J’ai aussi passé deux masters à l’université de Créteil, en ingénierie des projets et en communication politique et fait un doctorat. J’ai eu la possibilité de développer des entreprises, c’est pour cela que j’ai été au Congo où j’ai été arrêté et expulsé. À l’époque, on m’a même accusé de vouloir déstabiliser la Côte d’Ivoire et de recruter des mercenaires pour tuer Alassane Ouattara et Guillaume Soro !

J’ai aussi appris beaucoup de métiers. Ce n’était pas un long fleuve tranquille j’ai toujours suivi ce qui se passait dans mon pays.

Vous dites avoir passé 17 ans en exil, mais vous êtes revenu en Côte d’Ivoire depuis, notamment pendant la rébellion. Avant votre retour, le 31 décembre, à quand remontait votre dernier voyage dans le pays ?  

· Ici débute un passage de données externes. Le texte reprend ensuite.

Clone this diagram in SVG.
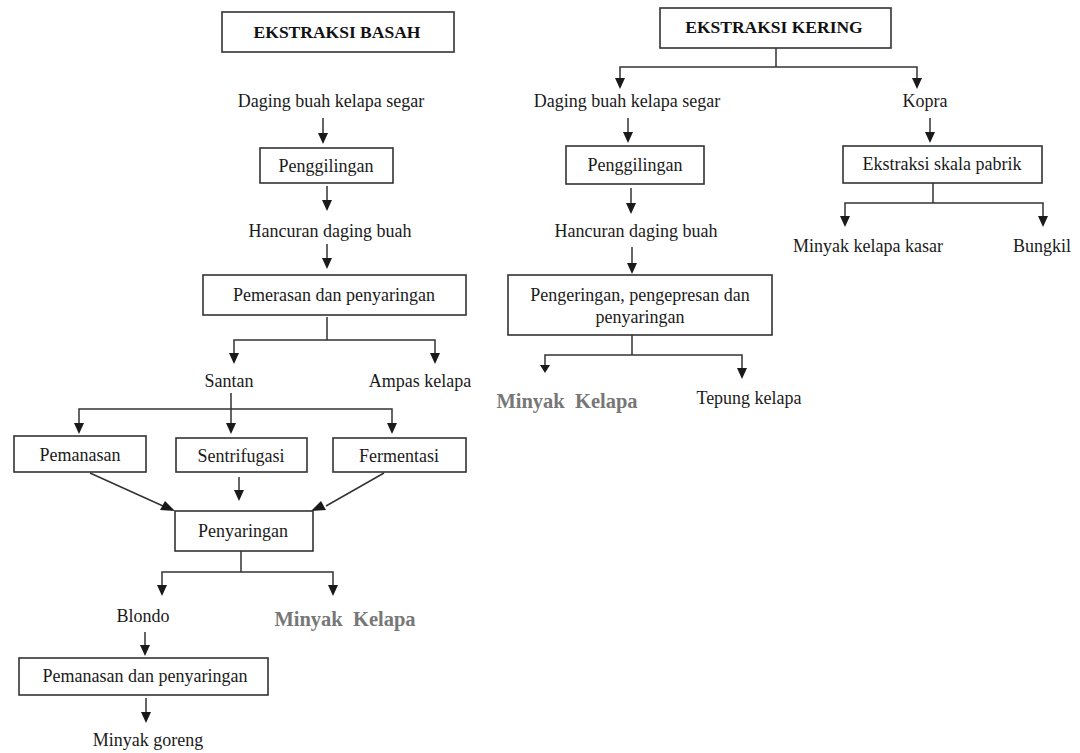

Peut-être suis-je revenu en Côte d’Ivoire, mais toujours dans la clandestinité. C’est ce que certains combats exigent. Mais je ne veux pas révéler de détail, je réserve cela pour mes Mémoires.

Le 27 décembre, vous êtes allés voir Charles Blé Goudé dans la prison de la Cour pénale internationale, aux Pays-Bas. Que lui avez-vous dit ?

C’est vrai que j’ai vécu des choses difficiles, j’ai même été torturé. Mais désormais, j’ai pensé qu’il était temps de discuter, chacun doit laisser ses rancunes et ses haines de côté. Comment appeler à la réconciliation si moi-même je n’arrive pas à me réconcilier avec Blé Goudé, avec Soro, avec Ouattara ?

Quelles sont vos relations avec Alassane Ouattara ?

À un moment, il y a eu des incompréhensions entre nous, il a eu des informations erronées, mais je n’ai aucune animosité envers lui. Je crois que le temps a permis à Alassane Ouattara de se rendre compte de la vérité.

Vous êtes à la tête d’un parti politique, le Congrès pour le renouveau. Quelles sont aujourd’hui vos ambitions ?

Je veux être un acteur de paix.

L’élection présidentielle est prévue pour 2020, serez-vous candidat ?

2020, c’est dans plus de deux ans. Pour arriver jusque-là, il faut encore traverser 2018 et 2019. Le président Ouattara a dit qu’il se prononcerait en 2020. Moi aussi.